> TASK REQUIREMENTS
Every line from the one that holds "Output the Python" through the final line should be returned exactly. Omit the pictures.

> EXERCISE INPUT

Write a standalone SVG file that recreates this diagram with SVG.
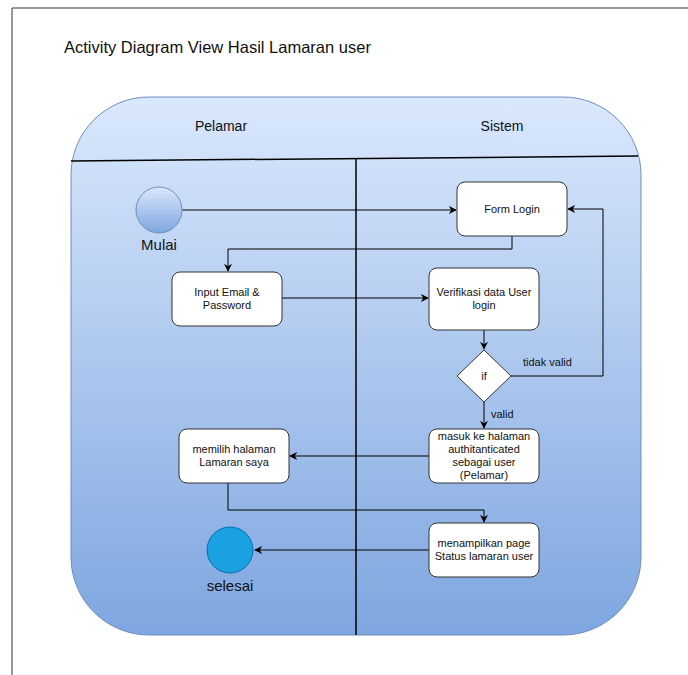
<svg xmlns="http://www.w3.org/2000/svg" width="688" height="675" viewBox="0 0 688 675">
<defs>
<linearGradient id="blue" x1="0" y1="0" x2="0" y2="1">
<stop offset="0" stop-color="#dae8fc"/>
<stop offset="1" stop-color="#7ea6e0"/>
</linearGradient>
<marker id="arr" viewBox="0 0 10 10" refX="9" refY="5" markerWidth="8" markerHeight="8" markerUnits="userSpaceOnUse" orient="auto">
<path d="M0,0 L10,5 L0,10 L3,5 Z" fill="#000"/>
</marker>
<style>
text{font-family:"Liberation Sans",Arial,sans-serif;fill:#111;}
.node{fill:#fff;stroke:#333;stroke-width:1;}
.t{font-size:11px;text-anchor:middle;}
.lbl{font-size:14px;text-anchor:middle;}
.conn{fill:none;stroke:#000;stroke-width:1;marker-end:url(#arr);}
</style>
</defs>
<rect width="688" height="675" fill="#fff"/>
<path d="M12,675 V8 H688" fill="none" stroke="#333" stroke-width="1"/>
<text x="64" y="53" style="font-size:16.5px">Activity Diagram View Hasil Lamaran user</text>
<g id="pool">
<rect x="71" y="97" width="570" height="538" rx="78" ry="78" fill="url(#blue)" stroke="#6c8ebf" stroke-width="1"/>
<line x1="71" y1="161" x2="638" y2="156" stroke="#000" stroke-width="1.5"/>
<line x1="356" y1="158.5" x2="356" y2="635" stroke="#000" stroke-width="1.5"/>
<text x="221" y="131" class="lbl">Pelamar</text>
<text x="502" y="131" class="lbl">Sistem</text>
</g>
<g id="connectors">
<path class="conn" d="M182,210 H456"/>
<path class="conn" d="M512,236 V249 H228 V271"/>
<path class="conn" d="M282,298 H428"/>
<path class="conn" d="M484,330 V349"/>
<path class="conn" d="M511,376 H603 V209 H568"/>
<path class="conn" d="M484,402 V428"/>
<path class="conn" d="M429,456 H290"/>
<path class="conn" d="M228,483 V510 H484 V522"/>
<path class="conn" d="M429,550 H255"/>
<text x="523" y="366" style="font-size:11px">tidak valid</text>
<text x="491" y="418" style="font-size:11px">valid</text>
</g>
<g id="start">
<circle cx="159" cy="210" r="23" fill="url(#blue)" stroke="#6c8ebf"/>
<text x="159" y="250" style="font-size:15px;text-anchor:middle">Mulai</text>
</g>
<g id="formLogin">
<rect class="node" x="457" y="182" width="110" height="54" rx="8"/>
<text class="t" x="512" y="213">Form Login</text>
</g>
<g id="inputEmail">
<rect class="node" x="172" y="272" width="110" height="54" rx="8"/>
<text class="t" x="227" y="296">Input Email &amp;</text>
<text class="t" x="227" y="309">Password</text>
</g>
<g id="verifikasi">
<rect class="node" x="429" y="268" width="110" height="62" rx="8"/>
<text class="t" x="484" y="296">Verifikasi data User</text>
<text class="t" x="484" y="309">login</text>
</g>
<g id="decision">
<path class="node" d="M484,350 L511,376 L484,402 L457,376 Z"/>
<text class="t" x="484" y="380">if</text>
</g>
<g id="masuk">
<rect class="node" x="429" y="429" width="110" height="54" rx="8"/>
<text class="t" x="484" y="440">masuk ke halaman</text>
<text class="t" x="484" y="453">authitanticated</text>
<text class="t" x="484" y="466">sebagai user</text>
<text class="t" x="484" y="479">(Pelamar)</text>
</g>
<g id="memilih">
<rect class="node" x="179" y="429" width="110" height="54" rx="8"/>
<text class="t" x="234" y="453">memilih halaman</text>
<text class="t" x="234" y="466">Lamaran saya</text>
</g>
<g id="menampilkan">
<rect class="node" x="429" y="523" width="110" height="54" rx="8"/>
<text class="t" x="484" y="547">menampilkan page</text>
<text class="t" x="484" y="560">Status lamaran user</text>
</g>
<g id="end">
<circle cx="230" cy="550" r="23" fill="#1ba1e2" stroke="#006eaf"/>
<text x="230" y="591" style="font-size:15px;text-anchor:middle">selesai</text>
</g>
</svg>
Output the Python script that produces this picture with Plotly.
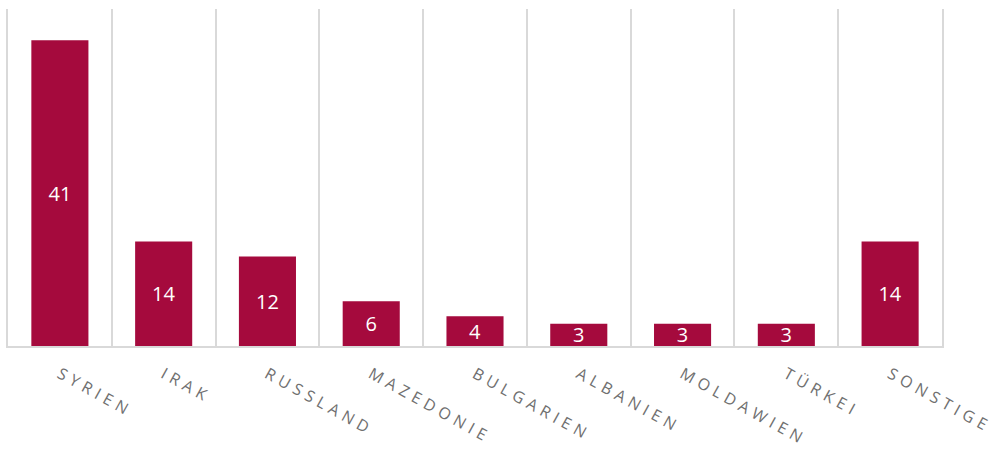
import plotly.graph_objects as go

categories = ["SYRIEN", "IRAK", "RUSSLAND", "MAZEDONIE", "BULGARIEN",
              "ALBANIEN", "MOLDAWIEN", "TÜRKEI", "SONSTIGE"]
values = [41, 14, 12, 6, 4, 3, 3, 3, 14]

BAR = "#A50A3D"
GRID = "#D9D9D9"
FONT = "Open Sans, Liberation Sans, sans-serif"

fig = go.Figure(go.Bar(
    x=categories, y=values,
    marker=dict(color=BAR, line=dict(width=0)),
    text=[str(v) for v in values],
    textposition="inside", insidetextanchor="middle",
    textangle=0, constraintext="none",
    textfont=dict(color="white", size=20, family=FONT),
    hoverinfo="skip",
))

fig.update_layout(
    width=1004, height=453,
    margin=dict(l=8, r=62, t=9, b=107, autoexpand=False),
    paper_bgcolor="white", plot_bgcolor="white",
    bargap=0.45, showlegend=False,
    xaxis=dict(
        tickson="boundaries", showgrid=True, gridcolor=GRID, gridwidth=1.5,
        showline=True, linecolor=GRID, linewidth=1.5,
        ticks="", tickangle=29, ticklabelstandoff=11,
        tickfont=dict(family=FONT, size=16, color="#707070"),
    ),
    yaxis=dict(
        range=[0, 45.2], showgrid=False, zeroline=False,
        showticklabels=False, showline=True, mirror=True,
        linecolor=GRID, linewidth=1.5, ticks="",
    ),
)

post = """
var s = document.createElement('style');
s.innerHTML = 'body { margin: 0 !important; } .xtick text { letter-spacing: 5px; }';
document.head.appendChild(s);
"""
fig.write_html("out.html", post_script=post, config={"displayModeBar": False})
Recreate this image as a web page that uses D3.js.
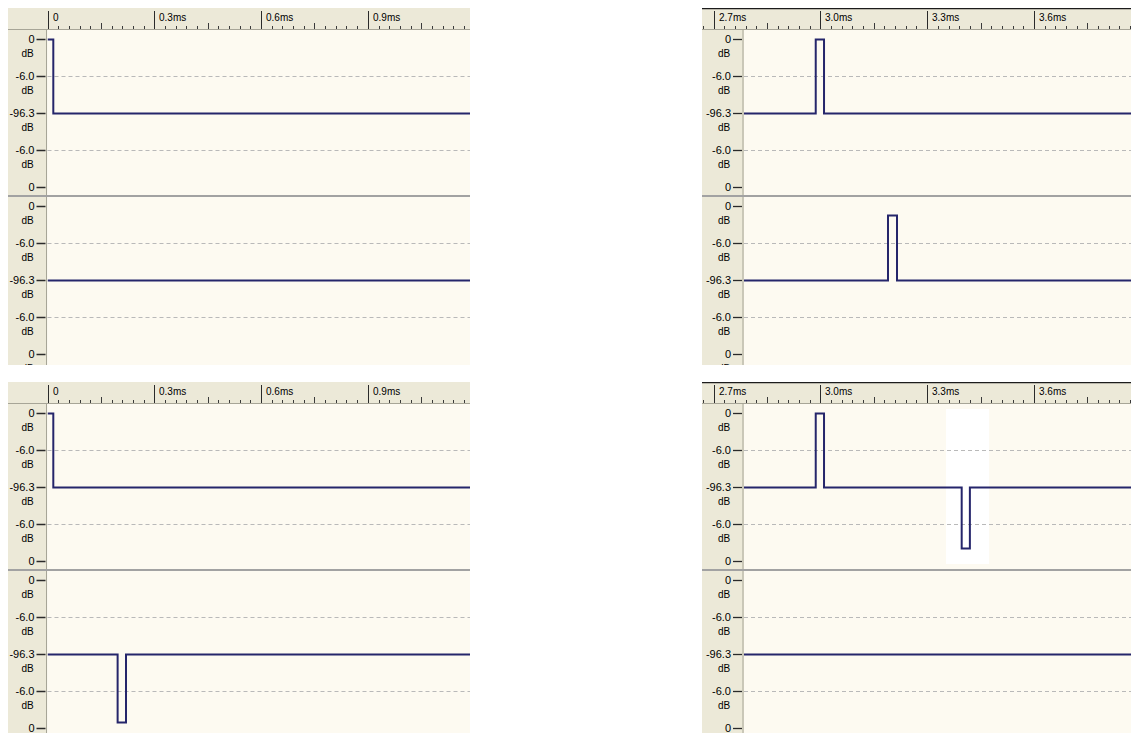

> EXPECTED OUTPUT
Output the Python script that produces this picture with Plotly.
import plotly.graph_objects as go

categories = ["SYRIEN", "IRAK", "RUSSLAND", "MAZEDONIE", "BULGARIEN",
              "ALBANIEN", "MOLDAWIEN", "TÜRKEI", "SONSTIGE"]
values = [41, 14, 12, 6, 4, 3, 3, 3, 14]

BAR = "#A50A3D"
GRID = "#D9D9D9"
FONT = "Open Sans, Liberation Sans, sans-serif"

fig = go.Figure(go.Bar(
    x=categories, y=values,
    marker=dict(color=BAR, line=dict(width=0)),
    text=[str(v) for v in values],
    textposition="inside", insidetextanchor="middle",
    textangle=0, constraintext="none",
    textfont=dict(color="white", size=20, family=FONT),
    hoverinfo="skip",
))

fig.update_layout(
    width=1004, height=453,
    margin=dict(l=8, r=62, t=9, b=107, autoexpand=False),
    paper_bgcolor="white", plot_bgcolor="white",
    bargap=0.45, showlegend=False,
    xaxis=dict(
        tickson="boundaries", showgrid=True, gridcolor=GRID, gridwidth=1.5,
        showline=True, linecolor=GRID, linewidth=1.5,
        ticks="", tickangle=29, ticklabelstandoff=11,
        tickfont=dict(family=FONT, size=16, color="#707070"),
    ),
    yaxis=dict(
        range=[0, 45.2], showgrid=False, zeroline=False,
        showticklabels=False, showline=True, mirror=True,
        linecolor=GRID, linewidth=1.5, ticks="",
    ),
)

post = """
var s = document.createElement('style');
s.innerHTML = 'body { margin: 0 !important; } .xtick text { letter-spacing: 5px; }';
document.head.appendChild(s);
"""
fig.write_html("out.html", post_script=post, config={"displayModeBar": False})
Recreate this image as a web page that uses D3.js.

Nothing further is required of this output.